The box of bees was closed...

The bee-brush Samba—an attempt to remove some of the bees trying to sting me through my jeans. Who could blame them?

Back in the shed, my bee suit removed, I have a delayed reaction to the self-inflicted trauma of being surrounded by thousands of flipped-out bees and decide that there's a bee on my neck that wants to kill me. I freak, but Karen assures me it's just a bit of torn cloth from my bandanna. She takes this picture to prove it, but for an hour or so I have paranoid delusions of bees crawling on me.

We rush to Office Max and buy a ream of paper in order to acquire the proper type of box. A minor drama ensues regarding the location of the recycled office paper (why do they make it hard to find that?!). Another small drama ensues about the time it takes to check out (forever!), though we are the only people in the cavernous store in a ghost-town of a mall for which acres of pasture were paved (and people wonder why all the pollinators are disappearing).

Finally, we're out of there and back to Amateur Hour Carpentry so the box can be screened for ventilation and entrance holes drilled to allow the bees to come and go (and forage) while we wait for the real hive to appear.

The bees are transferred into the new box.

And the box is placed on the same stand where the real hive will be located. Bees have very sensitive navigation equipment and would have trouble making the transition to the real hive if the location was suddenly changed.

Mission accomplished, we're feeling pretty good. Karen gives the bees some sugar water to cool them off and rejuvenate them a bit. We're both relieved that, after two transfers, the bees are now set up and can relax in their temp home. We're Swarm Catchers, and we're feelin' mighty fine!

Except for this....


To be continued....

6.25.2007

They Call Me Swarm-Catcher!

Not a very good swarm-catcher, but a swarm-catcher nonetheless. (Not sure if I succeeded in catching them, or simply waylaying them en route to bigger and better things.)

I just might be eligible for the Least Elegant Swarm-Catching In Beekeeping History Award and will confess all the inglorious details soon. On the other hand, I have experienced the exhilarating terror and fascination of the swarm-catching adventure. It was Sensurround x 25,000+---the approximate number of bees (and I am being conservative here) I managed to provoke out of a peaceful, silent, minding-its-own-beeswax swarm.

The photos below were taken by my intrepid pal, Karen, who worked with me throughout the whole process and did some great documenting. Below, you see me spraying a little sugar syrup on the outer part of the cluster to calm the bees down a bit before startling the living hell out of them by violently shaking the branch they were so happily resting on into a large box awaiting them below.

Moments later, their peace disrupted, I found myself enveloped in a torrential rainfall of bees. Many landed in the box as planned; many more wound up in the air and, as you can see, madly tried to dissuade me from my folly. It was frightening, but also transcendent to stand inside a force of nature in a well-made beek suit.
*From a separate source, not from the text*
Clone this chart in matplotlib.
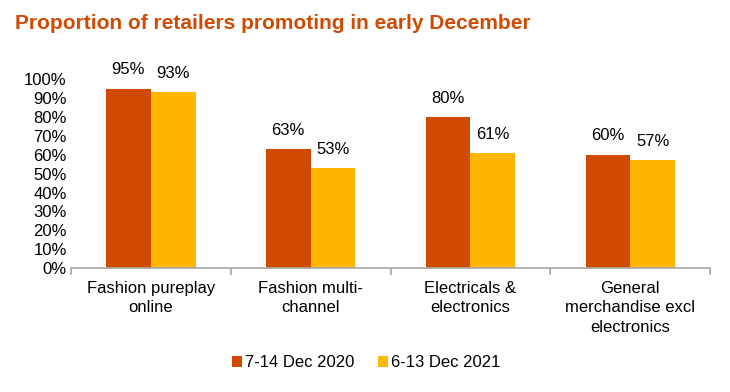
import matplotlib.pyplot as plt
import numpy as np

plt.rcParams['font.family'] = ['Liberation Sans', 'DejaVu Sans']

categories = ['Fashion pureplay\nonline', 'Fashion multi-\nchannel',
              'Electricals &\nelectronics', 'General\nmerchandise excl\nelectronics']
dec_2020 = [95, 63, 80, 60]
dec_2021 = [93, 53, 61, 57]
series_names = ['7-14 Dec 2020', '6-13 Dec 2021']

c1 = '#D04A02'
c2 = '#FFB600'

fig = plt.figure(figsize=(7.3, 3.92), dpi=100)
ax = fig.add_axes([0.097, 0.316, 0.876, 0.482])

x = np.arange(len(categories))
w = 0.28
b1 = ax.bar(x - w/2, dec_2020, w, color=c1, label=series_names[0])
b2 = ax.bar(x + w/2, dec_2021, w, color=c2, label=series_names[1])

for bars in (b1, b2):
    for b in bars:
        ax.text(b.get_x() + b.get_width()/2, b.get_height() + 6, '%d%%' % b.get_height(),
                ha='center', va='bottom', fontsize=12, color='#000000')

ax.set_xlim(-0.5, len(categories) - 0.5)
ax.set_ylim(0, 100)
ax.set_yticks(np.arange(0, 101, 10))
ax.set_yticklabels(['%d%%' % v for v in range(0, 101, 10)], fontsize=12)
ax.tick_params(axis='y', length=0, pad=3)

ax.set_xticks(x)
ax.set_xticklabels(categories, fontsize=12, linespacing=1.4)
ax.tick_params(axis='x', length=0, pad=9)
ax.set_xticks(np.arange(-0.5, len(categories), 1), minor=True)
ax.tick_params(axis='x', which='minor', length=5, color='#A6A6A6', width=1.2)

for s in ['top', 'right', 'left']:
    ax.spines[s].set_visible(False)
ax.spines['bottom'].set_color('#A6A6A6')
ax.spines['bottom'].set_linewidth(1.2)

fig.text(0.02, 0.94, 'Proportion of retailers promoting in early December',
         fontsize=15, fontweight='bold', color=c1, va='center')

fig.legend(handles=[b1, b2], loc='center', bbox_to_anchor=(0.502, 0.074), ncol=2,
           frameon=False, fontsize=12, handlelength=0.6, handleheight=0.6,
           handletextpad=0.2, columnspacing=1.4)

fig.savefig('out.png', dpi=100)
I must also take my hat off to my cheaply made Old Navy bluejeans which protected me remarkably well from the justifiably defensive onslaught.

That thing covered with bees on the right side of this shot? That would be my arm.
Yes, I wound up with a few minor stings—and honestly, it was good to get that over with, because I'm not nearly as nervous about getting stung now. Also, I have learned that the real problem with bee stings is less the pain of the sting than the murderous itch that reminds you for days on end not to hassle bees. Actually, given how obnoxious my incursions were, I think the bees went easy on me and once again showed their essentially nonviolent temperament.